Fed stress tests a buy signal for the sector

IFR 1974 9 March to 15 March 2013
6 min read
EMEA

IFR Editor-at-large Keith Mullin

IFR Editor-at-large Keith Mullin

WITH THE EXCEPTION of government-owned Ally Financial (which failed abysmally but said the tests were fundamentally flawed), US banks passed the Fed’s stress tests some with flying colours, others with less room for manoeuvre. That’s good news, of course. But it did strike me as rather odd that the Fed’s outcomes were not at all consistent with the results of the tests the banks conducted on themselves.

The question that arises is: who’s right? In reality, it’s impossible to know one way or the other. Some critics came out in the wake of the results and criticised the Fed for not being aggressive enough. Others moaned that the banks were still under-estimating risk. Who knows? Like any rules-based simulation, what you get out of a model is totally a function of what you put in.

Given that the Fed set out the basis of its stressed scenario very clearly – a peak unemployment rate of 12.1%, a drop in equity prices of more than 50%, a decline in housing prices of more than 20% and a sharp market shock for the largest trading firms – I would have thought the numbers would compare rather more favourably.

Bank of America Merrill Lynch reckons its Tier 1 common ratio would fall to 7.7%, way above the 6.8% Fed number.
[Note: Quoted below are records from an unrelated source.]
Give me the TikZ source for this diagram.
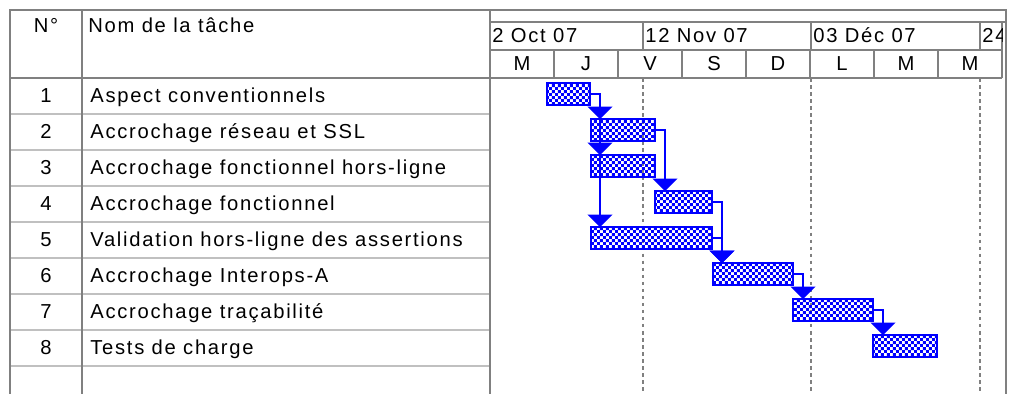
\documentclass[tikz,border=0pt]{standalone}
\usepackage{fontspec}
\setmainfont{Liberation Sans}[LetterSpace=8.5]
\usetikzlibrary{calc,patterns,arrows.meta}
\definecolor{grille}{HTML}{808080}
\definecolor{ligne}{HTML}{C0C0C0}
\pgfdeclarepatternformonly{damier}{\pgfqpoint{0pt}{0pt}}{\pgfqpoint{3.4pt}{3.4pt}}{\pgfqpoint{3.4pt}{3.4pt}}{
  \pgfpathrectangle{\pgfqpoint{0pt}{0pt}}{\pgfqpoint{1.7pt}{1.7pt}}
  \pgfpathrectangle{\pgfqpoint{1.7pt}{1.7pt}}{\pgfqpoint{1.7pt}{1.7pt}}
  \pgfusepath{fill}}

\begin{document}
\begin{tikzpicture}[x=0.02cm,y=-0.02cm,
  every node/.style={font=\fontsize{11.5}{13}\selectfont,inner sep=0pt},
  cadre/.style={grille,line width=1.1pt},
  barre/.style={draw=blue,line width=1.4pt,pattern=damier,pattern color=blue,
    outer sep=0pt,anchor=north west,minimum height=0.44cm},
  lien/.style={blue,line width=1.2pt,-{Triangle[width=14pt,length=7pt]}}]
  \useasboundingbox (0,0) rectangle (1009,394);

  \foreach \y in {114,150,...,366} \draw[ligne,line width=1.1pt] (10,\y) -- (490,\y);
  \draw[cadre] (10,394) -- (10,10) -- (490,10);
  \draw[cadre] (82,10) -- (82,394);
  \draw[cadre] (10,78) -- (490,78);
  \draw[cadre] (490,10) -- (1006,10) -- (1006,394);
  \draw[cadre] (490,22) -- (1006,22);
  \draw[cadre] (490,50) -- (1002,50);
  \draw[cadre] (490,78) -- (1002,78);
  \draw[cadre] (1002,22) -- (1002,78);
  \foreach \x in {643,811,980} {
    \draw[cadre] (\x,22) -- (\x,50);
    \draw[grille,line width=1.1pt,dash pattern=on 2pt off 2pt] (\x,78) -- (\x,394);
  }
  \foreach \x in {554,618,...,938} \draw[cadre] (\x,50) -- (\x,78);
  \draw[grille,line width=1.7pt] (490,10) -- (490,394);

  \node[anchor=base] (hnum) at (46,33) {N°};
  \node[anchor=base west] (hnom) at (88,33) {Nom de la tâche};
  \foreach \i/\t in {1/Aspect conventionnels,2/Accrochage réseau et SSL,
      3/Accrochage fonctionnel hors-ligne,4/Accrochage fonctionnel,
      5/Validation hors-ligne des assertions,6/Accrochage Interops-A,
      7/Accrochage traçabilité,8/Tests de charge} {
    \node[anchor=base] (n\i) at (46,{103+36*(\i-1)}) {\i};
    \node[anchor=base west] (t\i) at (90,{103+36*(\i-1)}) {\t};
  }

  \begin{scope}
    \clip (490,22) rectangle (1002,50);
    \node[anchor=base west] (d1) at (492,43) {2 Oct 07};
    \node[anchor=base west] (d2) at (645,43) {12 Nov 07};
    \node[anchor=base west] (d3) at (813,43) {03 Déc 07};
    \node[anchor=base west] (d4) at (982,43) {24};
  \end{scope}
  \foreach \l [count=\k] in {M,J,V,S,D,L,M,M}
    \node[anchor=base] (j\k) at ({490+64*\k-32},71) {\l};

  \foreach \i/\s/\e in {1/547/590,2/591/655,3/591/655,4/655/712,
      5/591/712,6/713/793,7/793/873,8/873/937}
    \node[barre,minimum width={(\e-\s)*0.02cm}] (b\i) at (\s,{83+36*(\i-1)}) {};

  \foreach \a/\b in {1/2,1/3,1/5,2/4,4/6,5/6,6/7,7/8}
    \draw[lien] (b\a.east) -| ([xshift=0.2cm]b\a.east |- b\b.north);
\end{tikzpicture}
\end{document}
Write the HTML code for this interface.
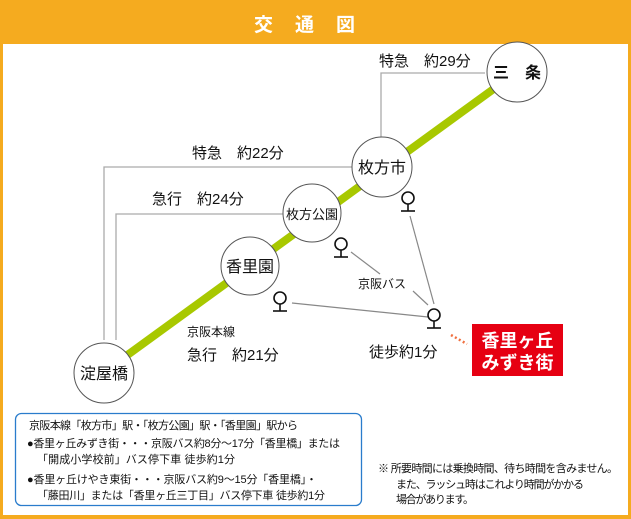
<!DOCTYPE html>
<html><head><meta charset="utf-8"><style>
html,body{margin:0;padding:0;background:#fff}
svg{display:block}
text{font-family:"Liberation Sans","Noto Sans CJK JP",sans-serif;fill:#111}
</style></head><body>
<svg width="631" height="519" viewBox="0 0 631 519" xmlns="http://www.w3.org/2000/svg">
<rect x="0" y="0" width="631" height="519" fill="#f5ab1f"/>
<rect x="3" y="44" width="625" height="471" fill="#fff"/>
<text x="315.5" y="31" text-anchor="middle" font-size="19" font-weight="bold" style="fill:#fff" letter-spacing="22">交通図</text>
<g stroke="#aaa" stroke-width="1.3" fill="none">
<polyline points="381,137 381,73 485,73"/>
<polyline points="104,340 104,167 352,167"/>
<polyline points="116,340 116,214 283,214"/>
</g>
<line x1="104" y1="372" x2="517" y2="72" stroke="#a8c800" stroke-width="8"/>
<g fill="#fff" stroke="#555" stroke-width="1">
<circle cx="517" cy="72" r="30"/>
<circle cx="382" cy="167" r="30"/>
<circle cx="312" cy="213" r="29"/>
<circle cx="250" cy="266" r="29"/>
<circle cx="104" cy="373" r="30"/>
</g>
<g font-size="16" text-anchor="middle">
<text x="517" y="78" font-weight="bold">三　条</text>
<text x="382" y="173">枚方市</text>
<text x="312" y="219" font-size="13">枚方公園</text>
<text x="250" y="272">香里園</text>
<text x="104" y="379">淀屋橋</text>
</g>
<g stroke="#888" stroke-width="1.2">
<line x1="410" y1="216" x2="434" y2="304"/>
<line x1="351" y1="252" x2="380" y2="274"/>
<line x1="413" y1="291" x2="428" y2="305"/>
<line x1="292" y1="303" x2="428" y2="317"/>
</g>
<g stroke="#111" stroke-width="1.6" fill="#fff">
<g transform="translate(408,198)"><circle cx="0" cy="0" r="6"/><line x1="0" y1="6" x2="0" y2="13"/><line x1="-7" y1="13" x2="7" y2="13"/></g>
<g transform="translate(341,244)"><circle cx="0" cy="0" r="6"/><line x1="0" y1="6" x2="0" y2="13"/><line x1="-7" y1="13" x2="7" y2="13"/></g>
<g transform="translate(280,298)"><circle cx="0" cy="0" r="6"/><line x1="0" y1="6" x2="0" y2="13"/><line x1="-7" y1="13" x2="7" y2="13"/></g>
<g transform="translate(434,315)"><circle cx="0" cy="0" r="6"/><line x1="0" y1="6" x2="0" y2="13"/><line x1="-7" y1="13" x2="7" y2="13"/></g>
</g>
<line x1="451" y1="335" x2="467" y2="344" stroke="#f07040" stroke-width="2.5" stroke-dasharray="2,2.5"/>
<rect x="472" y="324" width="91" height="52" fill="#e60012"/>
<g font-size="18" font-weight="bold" text-anchor="middle">
<text x="517.5" y="347" style="fill:#fff">香里ヶ丘</text>
<text x="517.5" y="369" style="fill:#fff">みずき街</text>
</g>
<g font-size="15">
<text x="379" y="66">特急　約29分</text>
<text x="192" y="158">特急　約22分</text>
<text x="152" y="204">急行　約24分</text>
<text x="187" y="360">急行　約21分</text>
<text x="369" y="357">徒歩約1分</text>
</g>
<text x="187" y="336" font-size="12">京阪本線</text>
<text x="358" y="288" font-size="12">京阪バス</text>
<rect x="15.5" y="413.5" width="346" height="92" rx="6" fill="#fff" stroke="#2a7ccc" stroke-width="1.3"/>
<g font-size="11">
<text x="29" y="429" textLength="269" lengthAdjust="spacing">京阪本線「枚方市」駅・「枚方公園」駅・「香里園」駅から</text>
<text x="27" y="447" textLength="313" lengthAdjust="spacing">●香里ヶ丘みずき街・・・京阪バス約8分～17分「香里橋」または</text>
<text x="37" y="463" textLength="198" lengthAdjust="spacing">「開成小学校前」バス停下車 徒歩約1分</text>
<text x="27" y="483" textLength="290" lengthAdjust="spacing">●香里ヶ丘けやき東街・・・京阪バス約9～15分「香里橋」・</text>
<text x="37" y="499" textLength="288" lengthAdjust="spacing">「藤田川」または「香里ヶ丘三丁目」バス停下車 徒歩約1分</text>
<text x="378" y="472" textLength="240" lengthAdjust="spacing">※ 所要時間には乗換時間、待ち時間を含みません。</text>
<text x="396" y="488" textLength="188" lengthAdjust="spacing">また、ラッシュ時はこれより時間がかかる</text>
<text x="396" y="503" textLength="78" lengthAdjust="spacing">場合があります。</text>
</g>
</svg>
</body></html>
Morgan Stanley’s 6.7% was miles from the Fed’s 5.7% while JP Morgan’s gap was even wider at 7.6% against 6.3%. Goldman Sachs’s 8.6% minimum 4Q2014 Tier 1 common ratio looks weirdly out of kilter with the Fed’s projected 5.8%, while PNC’s own projection of 7.9%, by contrast, came in below the Fed’s 8.7%.

FOR THE INVESTMENT banks, the size of the trading books and assumed loss severity estimates will have skewed the results quite dramatically; it’s no accident that Goldman and Morgan Stanley pulled the lowest minimum Tier 1 common ratios under the stressed scenario.
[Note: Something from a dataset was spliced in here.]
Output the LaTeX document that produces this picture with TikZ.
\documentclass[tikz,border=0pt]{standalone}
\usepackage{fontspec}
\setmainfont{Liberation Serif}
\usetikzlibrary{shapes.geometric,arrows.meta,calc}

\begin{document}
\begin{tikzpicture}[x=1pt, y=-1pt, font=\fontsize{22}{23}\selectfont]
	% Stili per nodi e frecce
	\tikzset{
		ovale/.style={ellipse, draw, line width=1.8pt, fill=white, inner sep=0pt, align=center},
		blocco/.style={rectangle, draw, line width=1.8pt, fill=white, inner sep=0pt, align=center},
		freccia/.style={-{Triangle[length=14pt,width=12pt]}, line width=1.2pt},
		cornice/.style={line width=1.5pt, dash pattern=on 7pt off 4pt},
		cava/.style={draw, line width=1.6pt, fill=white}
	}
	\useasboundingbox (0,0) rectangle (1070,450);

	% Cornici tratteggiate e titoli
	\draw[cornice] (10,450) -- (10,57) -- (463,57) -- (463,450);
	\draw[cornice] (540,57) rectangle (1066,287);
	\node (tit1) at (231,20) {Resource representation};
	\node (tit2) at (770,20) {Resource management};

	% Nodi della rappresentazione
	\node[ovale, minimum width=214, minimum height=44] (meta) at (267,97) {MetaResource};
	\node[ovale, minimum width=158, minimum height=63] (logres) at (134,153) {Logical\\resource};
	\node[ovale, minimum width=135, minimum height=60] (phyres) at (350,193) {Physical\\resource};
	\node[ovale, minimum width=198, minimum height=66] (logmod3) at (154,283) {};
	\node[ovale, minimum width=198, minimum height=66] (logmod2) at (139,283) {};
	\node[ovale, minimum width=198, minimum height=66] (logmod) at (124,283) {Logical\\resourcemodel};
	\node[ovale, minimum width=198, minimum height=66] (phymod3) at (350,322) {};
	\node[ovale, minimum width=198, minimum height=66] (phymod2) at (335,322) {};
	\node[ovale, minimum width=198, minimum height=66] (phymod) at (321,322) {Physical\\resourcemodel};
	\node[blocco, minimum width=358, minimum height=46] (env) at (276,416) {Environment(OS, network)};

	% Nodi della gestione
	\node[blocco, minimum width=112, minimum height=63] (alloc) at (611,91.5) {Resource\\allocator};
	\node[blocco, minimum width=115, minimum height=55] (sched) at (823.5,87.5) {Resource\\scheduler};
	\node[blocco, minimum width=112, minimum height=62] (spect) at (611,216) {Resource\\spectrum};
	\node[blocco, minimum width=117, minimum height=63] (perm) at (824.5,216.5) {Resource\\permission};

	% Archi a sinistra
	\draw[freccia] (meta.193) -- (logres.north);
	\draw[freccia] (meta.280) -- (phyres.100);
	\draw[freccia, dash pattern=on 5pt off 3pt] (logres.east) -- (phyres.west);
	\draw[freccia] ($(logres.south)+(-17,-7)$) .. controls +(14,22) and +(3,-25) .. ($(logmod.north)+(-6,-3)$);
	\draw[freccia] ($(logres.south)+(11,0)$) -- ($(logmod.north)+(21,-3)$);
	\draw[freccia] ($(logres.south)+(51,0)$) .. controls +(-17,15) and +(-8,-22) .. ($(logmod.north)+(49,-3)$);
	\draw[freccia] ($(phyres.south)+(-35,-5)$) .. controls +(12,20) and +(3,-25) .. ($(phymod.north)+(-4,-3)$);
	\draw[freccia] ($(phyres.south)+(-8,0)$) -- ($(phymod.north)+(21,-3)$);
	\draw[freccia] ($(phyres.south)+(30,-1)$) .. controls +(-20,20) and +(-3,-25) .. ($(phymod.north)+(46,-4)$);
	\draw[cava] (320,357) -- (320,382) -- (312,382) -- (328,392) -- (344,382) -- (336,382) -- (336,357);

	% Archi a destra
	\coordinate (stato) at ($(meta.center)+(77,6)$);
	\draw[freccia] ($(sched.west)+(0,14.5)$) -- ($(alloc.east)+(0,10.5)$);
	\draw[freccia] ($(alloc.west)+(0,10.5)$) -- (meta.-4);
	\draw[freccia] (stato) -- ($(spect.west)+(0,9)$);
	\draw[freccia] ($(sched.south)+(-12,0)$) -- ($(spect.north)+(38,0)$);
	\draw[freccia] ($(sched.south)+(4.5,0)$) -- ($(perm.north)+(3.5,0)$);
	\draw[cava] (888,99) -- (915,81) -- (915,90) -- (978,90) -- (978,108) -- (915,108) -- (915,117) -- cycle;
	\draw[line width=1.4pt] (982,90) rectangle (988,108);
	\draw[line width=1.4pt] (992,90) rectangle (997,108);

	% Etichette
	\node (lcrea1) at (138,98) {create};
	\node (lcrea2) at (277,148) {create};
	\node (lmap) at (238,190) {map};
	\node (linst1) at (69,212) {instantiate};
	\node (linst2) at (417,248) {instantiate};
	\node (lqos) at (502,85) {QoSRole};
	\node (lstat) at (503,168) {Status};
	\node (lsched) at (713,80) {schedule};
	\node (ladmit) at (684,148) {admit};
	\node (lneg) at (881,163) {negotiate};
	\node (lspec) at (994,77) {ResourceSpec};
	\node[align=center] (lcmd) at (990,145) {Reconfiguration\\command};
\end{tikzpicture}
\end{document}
Morgan Stanley explained in its disclosure that as a bank holding company with substantial trading and counterparty exposures, it had to apply “a hypothetical, instantaneous global market shock to its trading book, private equity positions and counterparty credit exposures as of the market close on November 14 2012. The hypothetical global market shock prescribed by the Federal Reserve was generally based on the price and rate movements observed in the second half of 2008. It also incorporated hypothetical eurozone-based shocks, including sharp increases in government yields, widening corporate and sovereign credit default swap spreads, and a large depreciation of the euro against major currencies.“

I’d say the exercise was a strategic buy signal for the US banking sector

It’s true, as some of the critics of the Fed approach to the tests have pointed out, that it’s far from clear what impact a bank collapse would have on the sector, or how banks will be able to source liquidity in a stressed environment so critics argue we should exercise caution.
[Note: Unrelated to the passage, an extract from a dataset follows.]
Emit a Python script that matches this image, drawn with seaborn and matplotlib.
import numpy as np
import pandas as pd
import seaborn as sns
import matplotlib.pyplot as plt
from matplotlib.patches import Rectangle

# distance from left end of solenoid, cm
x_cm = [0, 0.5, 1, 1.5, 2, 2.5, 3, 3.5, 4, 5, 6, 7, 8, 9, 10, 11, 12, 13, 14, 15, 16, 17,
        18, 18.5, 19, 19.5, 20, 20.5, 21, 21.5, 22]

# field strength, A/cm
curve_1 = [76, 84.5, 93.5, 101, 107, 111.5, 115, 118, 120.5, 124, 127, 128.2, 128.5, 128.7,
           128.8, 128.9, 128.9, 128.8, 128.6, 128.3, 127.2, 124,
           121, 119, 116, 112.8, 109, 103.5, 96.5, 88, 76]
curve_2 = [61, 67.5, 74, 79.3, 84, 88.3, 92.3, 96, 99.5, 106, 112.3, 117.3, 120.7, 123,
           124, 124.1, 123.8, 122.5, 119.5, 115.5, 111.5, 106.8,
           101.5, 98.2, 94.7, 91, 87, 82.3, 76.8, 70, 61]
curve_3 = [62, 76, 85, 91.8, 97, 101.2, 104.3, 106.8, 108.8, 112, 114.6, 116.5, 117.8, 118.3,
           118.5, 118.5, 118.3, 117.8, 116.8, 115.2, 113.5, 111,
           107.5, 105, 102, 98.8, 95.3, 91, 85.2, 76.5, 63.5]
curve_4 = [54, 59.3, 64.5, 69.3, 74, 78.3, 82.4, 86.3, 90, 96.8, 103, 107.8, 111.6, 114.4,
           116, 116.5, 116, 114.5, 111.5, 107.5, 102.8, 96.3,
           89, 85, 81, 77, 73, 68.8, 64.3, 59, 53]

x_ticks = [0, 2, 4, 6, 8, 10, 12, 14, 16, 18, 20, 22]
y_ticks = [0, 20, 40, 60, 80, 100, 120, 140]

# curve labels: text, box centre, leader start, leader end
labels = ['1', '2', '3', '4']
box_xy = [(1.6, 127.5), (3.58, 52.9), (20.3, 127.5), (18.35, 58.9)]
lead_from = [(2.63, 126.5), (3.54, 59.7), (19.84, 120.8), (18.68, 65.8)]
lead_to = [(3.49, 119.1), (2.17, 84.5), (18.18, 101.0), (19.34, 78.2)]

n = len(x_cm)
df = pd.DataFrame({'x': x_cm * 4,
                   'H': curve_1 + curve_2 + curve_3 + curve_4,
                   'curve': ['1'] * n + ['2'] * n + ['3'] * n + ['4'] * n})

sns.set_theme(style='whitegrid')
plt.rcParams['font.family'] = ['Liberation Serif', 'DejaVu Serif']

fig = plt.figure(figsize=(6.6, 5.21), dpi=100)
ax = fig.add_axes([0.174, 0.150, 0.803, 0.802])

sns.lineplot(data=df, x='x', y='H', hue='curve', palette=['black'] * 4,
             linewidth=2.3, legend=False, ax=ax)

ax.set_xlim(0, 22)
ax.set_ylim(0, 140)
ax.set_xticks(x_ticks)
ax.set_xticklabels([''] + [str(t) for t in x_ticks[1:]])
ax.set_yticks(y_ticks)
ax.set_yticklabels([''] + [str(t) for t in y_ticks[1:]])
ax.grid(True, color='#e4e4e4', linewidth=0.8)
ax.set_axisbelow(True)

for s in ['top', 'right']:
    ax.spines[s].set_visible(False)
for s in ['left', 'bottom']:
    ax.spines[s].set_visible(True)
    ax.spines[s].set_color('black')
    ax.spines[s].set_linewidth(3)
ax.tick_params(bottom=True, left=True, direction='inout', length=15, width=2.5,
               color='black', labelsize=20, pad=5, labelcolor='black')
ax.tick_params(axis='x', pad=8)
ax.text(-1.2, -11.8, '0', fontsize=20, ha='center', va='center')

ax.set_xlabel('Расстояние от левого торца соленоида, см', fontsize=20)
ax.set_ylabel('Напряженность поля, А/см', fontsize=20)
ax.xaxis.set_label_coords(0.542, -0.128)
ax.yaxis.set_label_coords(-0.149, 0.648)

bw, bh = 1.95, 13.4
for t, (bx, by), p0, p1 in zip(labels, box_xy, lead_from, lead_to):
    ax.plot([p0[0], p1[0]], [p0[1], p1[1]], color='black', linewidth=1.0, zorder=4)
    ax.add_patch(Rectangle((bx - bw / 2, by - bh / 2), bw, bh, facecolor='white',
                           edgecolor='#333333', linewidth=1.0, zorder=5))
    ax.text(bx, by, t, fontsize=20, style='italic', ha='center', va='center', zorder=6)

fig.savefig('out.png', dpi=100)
Never say never but I severely doubt the several standard deviation price moves we saw on several days in the aftermath of Lehman Brothers’ collapse will be repeated. Why? For a number of reasons: the progress the banking sector has made on fattening its capital buffers; the sector’s still-evolving but certainly more conservative business profile; the upgrade in risk management practices and reporting; better transparency around counterparty exposures and concentrations; the dramatic reduction in illiquid structured product inventory throughout the system; and more cautious underwriting and credit approval standards. And of course we’re also living under a much tougher regulatory regime. All-in-all, it would tend to lead me to think the Fed probably overdid it.

THE EXTENT OF the broad system-wide improvements are clear when you bear in mind that even with projected losses at the 18 bank holding companies included in the exercise of a pretty scary US$462bn over the nine quarters of the hypothetical stress scenario (although down from US$534bn last year), the aggregate Tier 1 common capital ratio would fall to 7.7% in the fourth quarter of 2014 from 11.1% in the third quarter of 2012. (I say “only”; it’s actually a fairly dramatic fall but the point is it wouldn’t destroy the sector and capital levels would remain above regulatory minimums). Remember that the actual aggregate Tier 1 common ratio for the 18 firms at the end of 2008 was around 5.6%.

Notwithstanding the fact that equity investors may be somewhat confused as to how to read the discrepancies between the Fed and the banks, I’d say the exercise was a strategic buy signal for the US banking sector.

We may get some near-term volatility in bank stocks as dividend and buyback plans are announced, but that’ll result in some tactical rotation. But by having a 48-hour window to alter their plans to return capital to shareholders, banks will at least be able to avoid the ignominy of having their plans turned down, as happened with Citigroup in 2012 and which ended up being another nail in the coffin of Vikram Pandit’s reign as CEO.

Mike Corbat’s US$1.2bn stock buyback target through March 2014 was clearly set at a level that guarantees it’d get approval. Other banks will do the same. Net-net, I see no reason why the sector shouldn’t continue its ascent, particularly as the US economy clambers its way back to sustainable growth.